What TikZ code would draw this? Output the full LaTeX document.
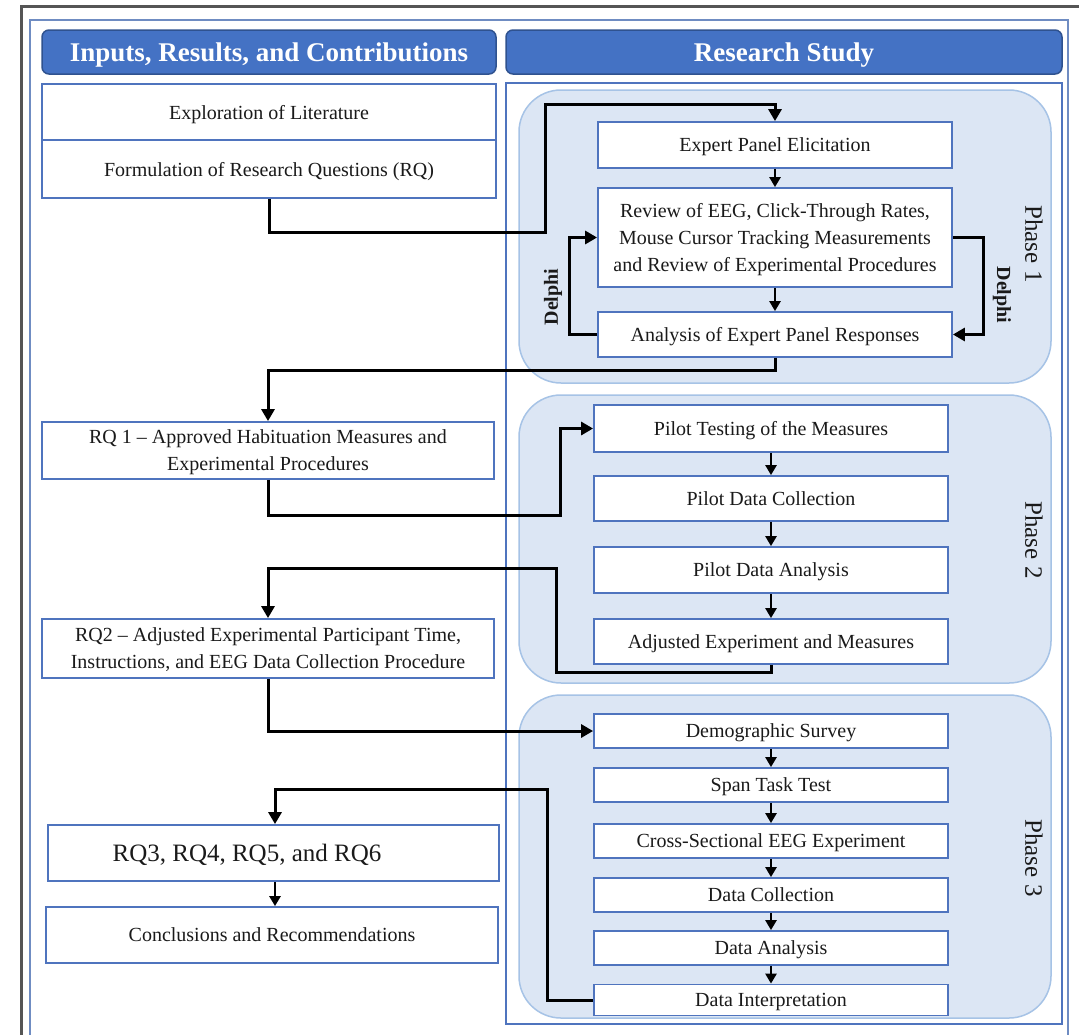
\documentclass[tikz,border=0pt]{standalone}
\usepackage{fontspec}
\setmainfont{Liberation Serif}
\usetikzlibrary{arrows.meta}
\definecolor{hdrfill}{HTML}{4472C4}
\definecolor{hdrline}{HTML}{2F528F}
\definecolor{boxline}{HTML}{4F74BE}
\definecolor{panelfill}{HTML}{DCE6F4}
\definecolor{panelline}{HTML}{A6C3E6}
\definecolor{frameblue}{HTML}{6F8CC2}
\definecolor{framegray}{HTML}{555555}
\definecolor{txt}{HTML}{1A1A1A}
\tikzset{
  hdr/.style={draw=hdrline, line width=1.5pt, fill=hdrfill, rounded corners=7pt,
    text=white, inner sep=0pt, text depth=0pt, font=\fontsize{27}{30}\selectfont\bfseries},
  panel/.style={draw=panelline, line width=1.5pt, fill=panelfill, rounded corners=42pt},
  stepbox/.style={draw=boxline, line width=1.8pt, fill=white, inner sep=0pt,
    text depth=-3pt, align=center, text=txt, font=\fontsize{20}{27}\selectfont},
  phaselbl/.style={text=txt, inner sep=0pt, font=\fontsize{25}{28}\selectfont},
  delphilbl/.style={text=txt, inner sep=0pt, font=\fontsize{20}{24}\selectfont\bfseries},
  conn/.style={line width=3pt, -{Triangle[length=12pt,width=13pt]}},
  shortarr/.style={line width=2.5pt, -{Triangle[length=10pt,width=11pt]}},
}
\begin{document}
\begin{tikzpicture}[x=1pt,y=-1pt]
\useasboundingbox (0,0) rectangle (1079,1034);
\clip (0,0) rectangle (1079,1034);
\fill[white] (0,0) rectangle (1079,1034);

% outer frames
\draw[framegray, line width=3pt] (21,6) rectangle (1090,1050);
\draw[frameblue, line width=1.6pt] (30,20) rectangle (1068,1050);

% column headers
\node[hdr, minimum width=454pt, minimum height=44pt] (hleft) at (269,52) {Inputs, Results, and Contributions};
\node[hdr, minimum width=556pt, minimum height=44pt] (hright) at (784,52) {Research Study};

% research study column
\draw[boxline, line width=1.8pt] (506,83) rectangle (1062,1024);

% phase panels
\draw[panel] (519,90) rectangle (1051,383);
\draw[panel] (519,395) rectangle (1051,683);
\draw[panel] (519,695) rectangle (1051,1018);

\node[phaselbl, rotate=-90] (ph1) at (1034,244) {Phase 1};
\node[phaselbl, rotate=-90] (ph2) at (1034,540) {Phase 2};
\node[phaselbl, rotate=-90] (ph3) at (1034,858) {Phase 3};

% phase 1 steps
\node[stepbox, minimum width=354pt, minimum height=46pt] (expert) at (775,145) {Expert Panel Elicitation};
\node[stepbox, minimum width=354pt, minimum height=99pt] (review) at (775,237.5)
  {Review of EEG, Click-Through Rates,\\Mouse Cursor Tracking Measurements\\and Review of Experimental Procedures};
\node[stepbox, minimum width=354pt, minimum height=45pt] (analysis) at (775,334.5) {Analysis of Expert Panel Responses};

% phase 2 steps
\node[stepbox, minimum width=354pt, minimum height=47pt] (pilot) at (771,428.5) {Pilot Testing of the Measures};
\node[stepbox, minimum width=354pt, minimum height=45pt] (pcoll) at (771,498.5) {Pilot Data Collection};
\node[stepbox, minimum width=354pt, minimum height=46pt] (panal) at (771,570) {Pilot Data Analysis};
\node[stepbox, minimum width=354pt, minimum height=45pt] (adjust) at (771,641.5) {Adjusted Experiment and Measures};

% phase 3 steps
\node[stepbox, minimum width=354pt, minimum height=34pt] (demo) at (771,731) {Demographic Survey};
\node[stepbox, minimum width=354pt, minimum height=34pt] (span) at (771,785) {Span Task Test};
\node[stepbox, minimum width=354pt, minimum height=34pt] (cross) at (771,841) {Cross-Sectional EEG Experiment};
\node[stepbox, minimum width=354pt, minimum height=34pt] (dcoll) at (771,895) {Data Collection};
\node[stepbox, minimum width=354pt, minimum height=34pt] (danal) at (771,948) {Data Analysis};
\node[stepbox, minimum width=354pt, minimum height=31pt] (dinterp) at (771,1000) {Data Interpretation};

% left column
\node[stepbox, minimum width=454pt, minimum height=56pt] (explo) at (269,112) {Exploration of Literature};
\node[stepbox, minimum width=454pt, minimum height=58pt] (formul) at (269,169) {Formulation of Research Questions (RQ)};
\node[stepbox, minimum width=452pt, minimum height=57pt] (rq1) at (268,450.5)
  {RQ 1 -- Approved Habituation Measures and\\Experimental Procedures};
\node[stepbox, minimum width=452pt, minimum height=59pt] (rq2) at (268,648.5)
  {RQ2 -- Adjusted Experimental Participant Time,\\Instructions, and EEG Data Collection Procedure};
\node[stepbox, minimum width=451pt, minimum height=56pt] (rq3) at (273.5,853) {};
\node[text=txt, inner sep=0pt, text depth=-3pt, font=\fontsize{25}{28}\selectfont] (rq3t) at (247,853) {RQ3, RQ4, RQ5, and RQ6};
\node[stepbox, minimum width=452pt, minimum height=56pt] (concl) at (272,935) {Conclusions and Recommendations};

% short arrows between steps
\draw[shortarr] (expert) -- (review);
\draw[shortarr] (review) -- (analysis);
\draw[shortarr] (pilot) -- (pcoll);
\draw[shortarr] (pcoll) -- (panal);
\draw[shortarr] (panal) -- (adjust);
\draw[shortarr] (demo) -- (span);
\draw[shortarr] (span) -- (cross);
\draw[shortarr] (cross) -- (dcoll);
\draw[shortarr] (dcoll) -- (danal);
\draw[shortarr] (danal) -- (dinterp);
\draw[shortarr] (rq3.south -| 275,0) -- (concl.north -| 275,0);

% Delphi loops
\draw[conn] (analysis.west) -- (569,334.5) |- (review.west);
\draw[conn] (review.east) -- (983,237.5) |- (analysis.east);
\node[delphilbl, rotate=90] (dl) at (553,297) {Delphi};
\node[delphilbl, rotate=-90] (dr) at (1002,295) {Delphi};

% connectors between the columns
\draw[conn] (formul.south) -- (269,232) -| (545,104) -| (expert.north);
\draw[conn] (analysis.south) -- (775,370) -| (rq1.north);
\draw[conn] (rq1.south) |- (560,515) |- (pilot.west);
\draw[conn] (adjust.south) -- (771,672) -| (556,568) -| (rq2.north);
\draw[conn] (rq2.south) |- (demo.west);
\draw[conn] (dinterp.west) -| (547,789) -| (rq3.north -| 275,0);
\end{tikzpicture}
\end{document}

============================================================

Everything from the top line of the data down to and including the line with "(519,695) rectangle (1051,1018);" is to be copied, except the pictures.

Reply:
What TikZ code would draw this? Output the full LaTeX document.
\documentclass[tikz,border=0pt]{standalone}
\usepackage{fontspec}
\setmainfont{Liberation Serif}
\usetikzlibrary{arrows.meta}
\definecolor{hdrfill}{HTML}{4472C4}
\definecolor{hdrline}{HTML}{2F528F}
\definecolor{boxline}{HTML}{4F74BE}
\definecolor{panelfill}{HTML}{DCE6F4}
\definecolor{panelline}{HTML}{A6C3E6}
\definecolor{frameblue}{HTML}{6F8CC2}
\definecolor{framegray}{HTML}{555555}
\definecolor{txt}{HTML}{1A1A1A}
\tikzset{
  hdr/.style={draw=hdrline, line width=1.5pt, fill=hdrfill, rounded corners=7pt,
    text=white, inner sep=0pt, text depth=0pt, font=\fontsize{27}{30}\selectfont\bfseries},
  panel/.style={draw=panelline, line width=1.5pt, fill=panelfill, rounded corners=42pt},
  stepbox/.style={draw=boxline, line width=1.8pt, fill=white, inner sep=0pt,
    text depth=-3pt, align=center, text=txt, font=\fontsize{20}{27}\selectfont},
  phaselbl/.style={text=txt, inner sep=0pt, font=\fontsize{25}{28}\selectfont},
  delphilbl/.style={text=txt, inner sep=0pt, font=\fontsize{20}{24}\selectfont\bfseries},
  conn/.style={line width=3pt, -{Triangle[length=12pt,width=13pt]}},
  shortarr/.style={line width=2.5pt, -{Triangle[length=10pt,width=11pt]}},
}
\begin{document}
\begin{tikzpicture}[x=1pt,y=-1pt]
\useasboundingbox (0,0) rectangle (1079,1034);
\clip (0,0) rectangle (1079,1034);
\fill[white] (0,0) rectangle (1079,1034);

% outer frames
\draw[framegray, line width=3pt] (21,6) rectangle (1090,1050);
\draw[frameblue, line width=1.6pt] (30,20) rectangle (1068,1050);

% column headers
\node[hdr, minimum width=454pt, minimum height=44pt] (hleft) at (269,52) {Inputs, Results, and Contributions};
\node[hdr, minimum width=556pt, minimum height=44pt] (hright) at (784,52) {Research Study};

% research study column
\draw[boxline, line width=1.8pt] (506,83) rectangle (1062,1024);

% phase panels
\draw[panel] (519,90) rectangle (1051,383);
\draw[panel] (519,395) rectangle (1051,683);
\draw[panel] (519,695) rectangle (1051,1018);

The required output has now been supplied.